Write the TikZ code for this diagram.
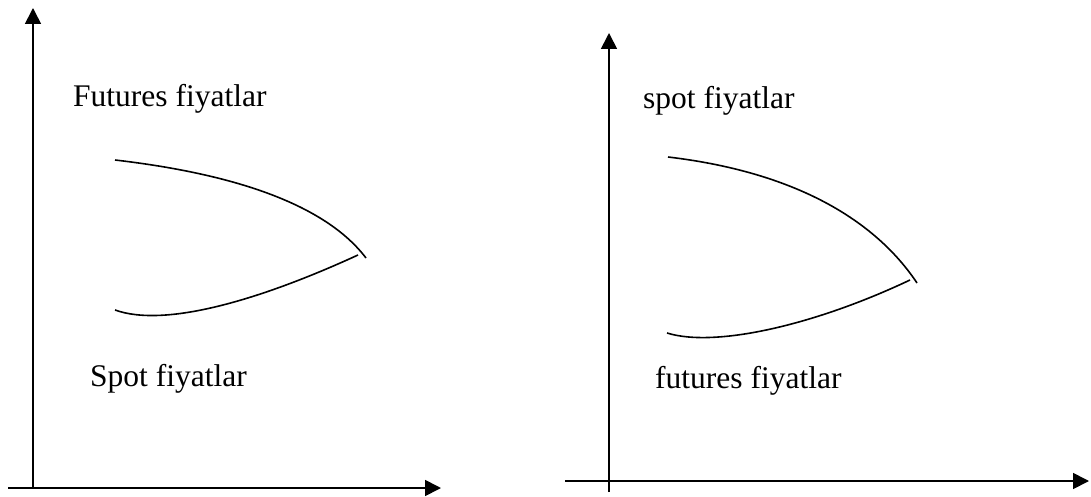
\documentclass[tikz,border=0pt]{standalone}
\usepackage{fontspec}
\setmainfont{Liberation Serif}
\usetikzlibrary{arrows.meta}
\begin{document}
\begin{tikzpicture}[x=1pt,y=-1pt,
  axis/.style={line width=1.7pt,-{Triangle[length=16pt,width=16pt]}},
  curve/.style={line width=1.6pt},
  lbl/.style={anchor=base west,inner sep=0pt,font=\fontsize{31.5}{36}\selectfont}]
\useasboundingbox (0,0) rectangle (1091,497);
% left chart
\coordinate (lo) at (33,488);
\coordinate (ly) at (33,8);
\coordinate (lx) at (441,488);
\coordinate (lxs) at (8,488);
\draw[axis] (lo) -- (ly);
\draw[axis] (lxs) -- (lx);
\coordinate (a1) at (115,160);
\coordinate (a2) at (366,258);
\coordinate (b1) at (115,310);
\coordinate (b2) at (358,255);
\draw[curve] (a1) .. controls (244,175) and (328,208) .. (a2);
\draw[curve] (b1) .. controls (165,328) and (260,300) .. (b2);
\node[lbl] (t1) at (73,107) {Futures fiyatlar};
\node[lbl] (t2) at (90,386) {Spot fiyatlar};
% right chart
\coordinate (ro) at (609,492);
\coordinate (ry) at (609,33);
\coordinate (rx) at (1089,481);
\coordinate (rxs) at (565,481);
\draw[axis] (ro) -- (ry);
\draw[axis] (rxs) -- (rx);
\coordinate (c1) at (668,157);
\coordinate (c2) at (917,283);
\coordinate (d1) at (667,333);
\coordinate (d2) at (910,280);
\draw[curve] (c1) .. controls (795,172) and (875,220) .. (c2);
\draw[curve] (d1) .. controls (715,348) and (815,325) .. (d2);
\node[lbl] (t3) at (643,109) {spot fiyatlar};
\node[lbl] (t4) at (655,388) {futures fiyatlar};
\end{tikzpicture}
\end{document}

______________________________

**TASK STATEMENT**
What is needed is an exact reproduction of the data, pictures excluded.

**RESPONSE TO THIS TASK**
Write the TikZ code for this diagram.
\documentclass[tikz,border=0pt]{standalone}
\usepackage{fontspec}
\setmainfont{Liberation Serif}
\usetikzlibrary{arrows.meta}
\begin{document}
\begin{tikzpicture}[x=1pt,y=-1pt,
  axis/.style={line width=1.7pt,-{Triangle[length=16pt,width=16pt]}},
  curve/.style={line width=1.6pt},
  lbl/.style={anchor=base west,inner sep=0pt,font=\fontsize{31.5}{36}\selectfont}]
\useasboundingbox (0,0) rectangle (1091,497);
% left chart
\coordinate (lo) at (33,488);
\coordinate (ly) at (33,8);
\coordinate (lx) at (441,488);
\coordinate (lxs) at (8,488);
\draw[axis] (lo) -- (ly);
\draw[axis] (lxs) -- (lx);
\coordinate (a1) at (115,160);
\coordinate (a2) at (366,258);
\coordinate (b1) at (115,310);
\coordinate (b2) at (358,255);
\draw[curve] (a1) .. controls (244,175) and (328,208) .. (a2);
\draw[curve] (b1) .. controls (165,328) and (260,300) .. (b2);
\node[lbl] (t1) at (73,107) {Futures fiyatlar};
\node[lbl] (t2) at (90,386) {Spot fiyatlar};
% right chart
\coordinate (ro) at (609,492);
\coordinate (ry) at (609,33);
\coordinate (rx) at (1089,481);
\coordinate (rxs) at (565,481);
\draw[axis] (ro) -- (ry);
\draw[axis] (rxs) -- (rx);
\coordinate (c1) at (668,157);
\coordinate (c2) at (917,283);
\coordinate (d1) at (667,333);
\coordinate (d2) at (910,280);
\draw[curve] (c1) .. controls (795,172) and (875,220) .. (c2);
\draw[curve] (d1) .. controls (715,348) and (815,325) .. (d2);
\node[lbl] (t3) at (643,109) {spot fiyatlar};
\node[lbl] (t4) at (655,388) {futures fiyatlar};
\end{tikzpicture}
\end{document}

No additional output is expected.